Dateline: Joburg, January 19, 2011. The ensemble of Sunjata makes their entrance. They are moving in gentle circles. Their feet are not bashing the Barney Simon Theatre floor, but conjuring up myths and timeless truths. Their bodies interact and intermingle as they channel legendary tales of the West African griot traditions through their bodies, voices and imaginations into Newtown.

Would Maqoma have been able to achieve a lot of the choreographic textures of the potent imagery in this collaboration with director James Ngcobo, designer Nadia Cohen and the cast, if he had not been to West Africa since the mid-1990s? Or, specifically, to Mali for the African contemporary dance choreographic platform and Kettly Noel’s festival?

“No,” was the instant reply, on the morning after the Sunjata premiere. “For me being in Bamako helped immensely in understanding cultural differences. Also that appreciation of the simple gift of life. I was in the midst of people who live without all the things we take for granted. The dynamics of our piece are very West African.”

It also helped that everyone he asked about Sunjata, especially the cleaning woman at the hotel he was staying at on the banks of the River Niger, were delighted.

“She didn’t speak English so well. She was dying to tell me these stories. They learn them at school.”

Finding a theatrical common language, an ingenious shorthand, is something Ngcobo and Maqoma have been perfecting since their first encounter in staging Wole Soyinka’s The Lion and the Jewel. When the director approached the busy dance professional last year he had no idea who Sunjata was – “I had to Google him” – or that he would be going to Mali.

This turned out to one of those serendipitous coincidences perfectly timed for creating an African performance piece which studiously avoids cliché or imitation. An aesthetic osmosis happens in the rehearsal room like it did with Thirst and during the evolution of Hugh Masekela’s Songs of Migration, which is back on the main stage downstairs.

“We had to make artistic choices to go the conventional or unconventional route in this physical approach to storytelling. We were avoiding what we did in The Lion and the Jewel.
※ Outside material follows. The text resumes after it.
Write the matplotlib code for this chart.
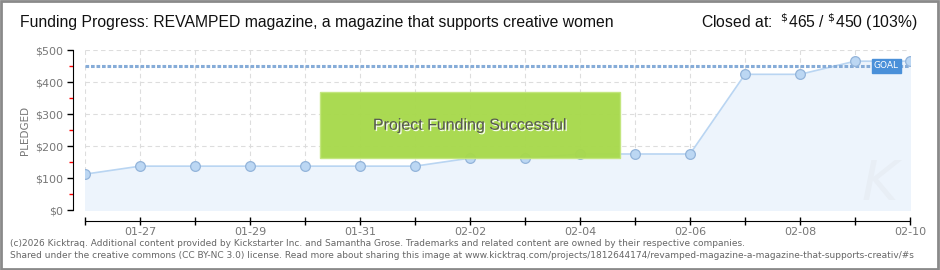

We were pushed into finding a new movement language. Sometimes the choreography replaces a whole page of words.

“When we started working we didn’t have a clue where we were going. We had to work from our own guts and energies. There was no written script, just the stories we were hearing and a book I bought in London.”

Experimentation rules. Not only does Conrad Kemp (a white actor) movingly play Sogolon (the great warrior Sunjata’s disabled mother) and the female-dominated ensemble interpret male roles, but the verbal language is Sepedi, isiXhosa and Bambara (with simultaneous English translation).
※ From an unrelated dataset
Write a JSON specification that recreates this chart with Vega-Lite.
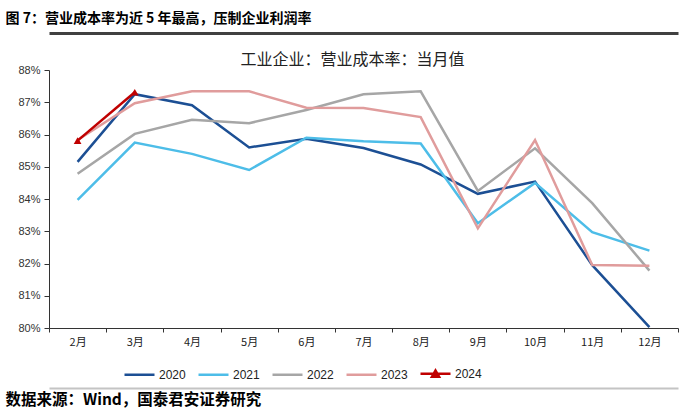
{
  "$schema": "https://vega.github.io/schema/vega-lite/v6.json",
  "width": 629,
  "height": 258,
  "autosize": {"type": "none"},
  "padding": {"left": 49, "top": 70, "right": 22, "bottom": 87},
  "background": "white",
  "config": {"view": {"stroke": null}, "axis": {"grid": false}, "font": "Liberation Sans"},
  "datasets": {
    "cost": [
      {"month": "2月", "year": "2020", "v": 85.15},
      {"month": "3月", "year": "2020", "v": 87.25},
      {"month": "4月", "year": "2020", "v": 86.91},
      {"month": "5月", "year": "2020", "v": 85.60},
      {"month": "6月", "year": "2020", "v": 85.87},
      {"month": "7月", "year": "2020", "v": 85.58},
      {"month": "8月", "year": "2020", "v": 85.07},
      {"month": "9月", "year": "2020", "v": 84.16},
      {"month": "10月", "year": "2020", "v": 84.54},
      {"month": "11月", "year": "2020", "v": 81.95},
      {"month": "12月", "year": "2020", "v": 80.03},
      {"month": "2月", "year": "2021", "v": 83.97},
      {"month": "3月", "year": "2021", "v": 85.75},
      {"month": "4月", "year": "2021", "v": 85.40},
      {"month": "5月", "year": "2021", "v": 84.90},
      {"month": "6月", "year": "2021", "v": 85.90},
      {"month": "7月", "year": "2021", "v": 85.79},
      {"month": "8月", "year": "2021", "v": 85.72},
      {"month": "9月", "year": "2021", "v": 83.25},
      {"month": "10月", "year": "2021", "v": 84.50},
      {"month": "11月", "year": "2021", "v": 82.97},
      {"month": "12月", "year": "2021", "v": 82.40},
      {"month": "2月", "year": "2022", "v": 84.78},
      {"month": "3月", "year": "2022", "v": 86.02},
      {"month": "4月", "year": "2022", "v": 86.46},
      {"month": "5月", "year": "2022", "v": 86.35},
      {"month": "6月", "year": "2022", "v": 86.76},
      {"month": "7月", "year": "2022", "v": 87.25},
      {"month": "8月", "year": "2022", "v": 87.34},
      {"month": "9月", "year": "2022", "v": 84.25},
      {"month": "10月", "year": "2022", "v": 85.57},
      {"month": "11月", "year": "2022", "v": 83.87},
      {"month": "12月", "year": "2022", "v": 81.78},
      {"month": "2月", "year": "2023", "v": 85.83},
      {"month": "3月", "year": "2023", "v": 86.97},
      {"month": "4月", "year": "2023", "v": 87.34},
      {"month": "5月", "year": "2023", "v": 87.34},
      {"month": "6月", "year": "2023", "v": 86.83},
      {"month": "7月", "year": "2023", "v": 86.82},
      {"month": "8月", "year": "2023", "v": 86.54},
      {"month": "9月", "year": "2023", "v": 83.09},
      {"month": "10月", "year": "2023", "v": 85.83},
      {"month": "11月", "year": "2023", "v": 81.95},
      {"month": "12月", "year": "2023", "v": 81.93},
      {"month": "2月", "year": "2024", "v": 85.81},
      {"month": "3月", "year": "2024", "v": 87.31}
    ]
  },
  "data": {"name": "cost"},
  "resolve": {"axis": {"x": "independent"}},
  "layer": [
    {
      "transform": [{"filter": "datum.year == '2020' || datum.year == '2021'"}],
      "mark": {"type": "line", "strokeWidth": 2.5},
      "encoding": {
        "x": {
          "field": "month", "type": "ordinal", "bandPosition": 0.5,
          "scale": {"type": "band", "paddingInner": 0, "paddingOuter": 0, "domain": ["2月","3月","4月","5月","6月","7月","8月","9月","10月","11月","12月"]},
          "axis": {"orient": "bottom", "tickBand": "extent", "title": null, "labelAngle": 0, "labelFont": "Noto Sans CJK SC", "labelFontSize": 11, "labelColor": "#222222", "domainColor": "#333333", "tickColor": "#333333", "tickSize": 4, "labelPadding": 4}
        },
        "y": {
          "field": "v", "type": "quantitative",
          "scale": {"domain": [80, 88], "nice": false, "zero": false},
          "axis": {"title": null, "values": [80,81,82,83,84,85,86,87,88], "labelExpr": "datum.value + '%'", "tickSize": 5, "labelPadding": 4, "domainColor": "#333333", "tickColor": "#333333", "labelFontSize": 11, "labelColor": "#333333", "labelFont": "Liberation Sans"}
        },
        "color": {
          "field": "year", "type": "nominal",
          "scale": {"domain": ["2020","2021","2022","2023","2024"], "range": ["#1C4F94","#4DBDE8","#A6A6A6","#E09C9C","#C00000"]},
          "legend": {
            "title": null, "orient": "none", "legendX": 74, "legendY": 287, "direction": "horizontal", "columns": 5,
            "padding": 0, "symbolType": "stroke", "symbolSize": 900, "symbolStrokeWidth": 2.5, "labelOffset": 3,
            "columnPadding": 7, "labelFont": "Liberation Sans", "labelFontSize": 12, "labelColor": "#222222",
            "encode": {"symbols": {"update": {
              "shape": {"signal": "datum.value === '2024' ? 'M-1,0H1M-0.24,0.2L0,-0.22L0.24,0.2Z' : 'stroke'"},
              "fill": {"signal": "datum.value === '2024' ? '#C00000' : 'transparent'"}
            }}}
          }
        }
      }
    },
    {
      "transform": [{"filter": "datum.year == '2022'"}],
      "mark": {"type": "line", "strokeWidth": 2.5},
      "encoding": {
        "x": {
          "field": "month", "type": "ordinal", "bandPosition": 0.5,
          "axis": {"orient": "bottom", "offset": 60, "domain": true, "domainColor": "#C4C4C4", "domainWidth": 2, "ticks": false, "labels": false,
            "title": "数据来源：Wind，国泰君安证券研究", "titleAnchor": "start", "titleAlign": "left", "titleX": -44, "titlePadding": 4,
            "titleFont": "Noto Sans CJK SC", "titleFontSize": 15.5, "titleFontWeight": "bold", "titleColor": "#000000"}
        },
        "y": {"field": "v", "type": "quantitative", "axis": {"title": null, "values": [80,81,82,83,84,85,86,87,88], "labelExpr": "datum.value + '%'", "tickSize": 5, "labelPadding": 4, "domainColor": "#333333", "tickColor": "#333333", "labelFontSize": 11, "labelColor": "#333333", "labelFont": "Liberation Sans"}},
        "color": {"field": "year", "type": "nominal"}
      }
    },
    {
      "transform": [{"filter": "datum.year == '2023' || datum.year == '2024'"}],
      "mark": {"type": "line", "strokeWidth": 2.5},
      "encoding": {
        "x": {
          "field": "month", "type": "ordinal", "bandPosition": 0.5,
          "axis": {"orient": "top", "offset": 0, "domain": false, "ticks": false, "labels": false,
            "title": "工业企业：营业成本率：当月值", "titleX": 303, "titlePadding": 3,
            "titleFont": "Noto Sans CJK SC", "titleFontSize": 16, "titleFontWeight": "normal", "titleColor": "#222222"}
        },
        "y": {"field": "v", "type": "quantitative", "axis": {"title": null, "values": [80,81,82,83,84,85,86,87,88], "labelExpr": "datum.value + '%'", "tickSize": 5, "labelPadding": 4, "domainColor": "#333333", "tickColor": "#333333", "labelFontSize": 11, "labelColor": "#333333", "labelFont": "Liberation Sans"}},
        "color": {"field": "year", "type": "nominal"}
      }
    },
    {
      "transform": [{"filter": "datum.year == '2024'"}],
      "mark": {"type": "point", "shape": "triangle-up", "filled": true, "size": 60, "color": "#C00000", "opacity": 1},
      "encoding": {
        "x": {
          "field": "month", "type": "ordinal", "bandPosition": 0.5,
          "axis": {"orient": "top", "offset": 37, "domain": true, "domainColor": "#404040", "domainWidth": 3, "ticks": false, "labels": false,
            "title": "图 7：营业成本率为近 5 年最高，压制企业利润率", "titleAnchor": "start", "titleAlign": "left", "titleX": -44, "titlePadding": 8,
            "titleFont": "Noto Sans CJK SC", "titleFontSize": 14, "titleFontWeight": "bold", "titleColor": "#000000"}
        },
        "y": {"field": "v", "type": "quantitative", "axis": {"title": null, "values": [80,81,82,83,84,85,86,87,88], "labelExpr": "datum.value + '%'", "tickSize": 5, "labelPadding": 4, "domainColor": "#333333", "tickColor": "#333333", "labelFontSize": 11, "labelColor": "#333333", "labelFont": "Liberation Sans"}}
      }
    }
  ]
}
This creative symbiosis between the two griots of South African theatre has serious academic underpinnings. From February 12 to 26 Maqoma will be in residence at the University of Southern California, in Los Angeles, lecturing African studies and music department students on “Modernity and Tradition in Movement and Choreography”, based on the creation process of Beautiful Me. The inventive Sunjata is the next obvious candidate.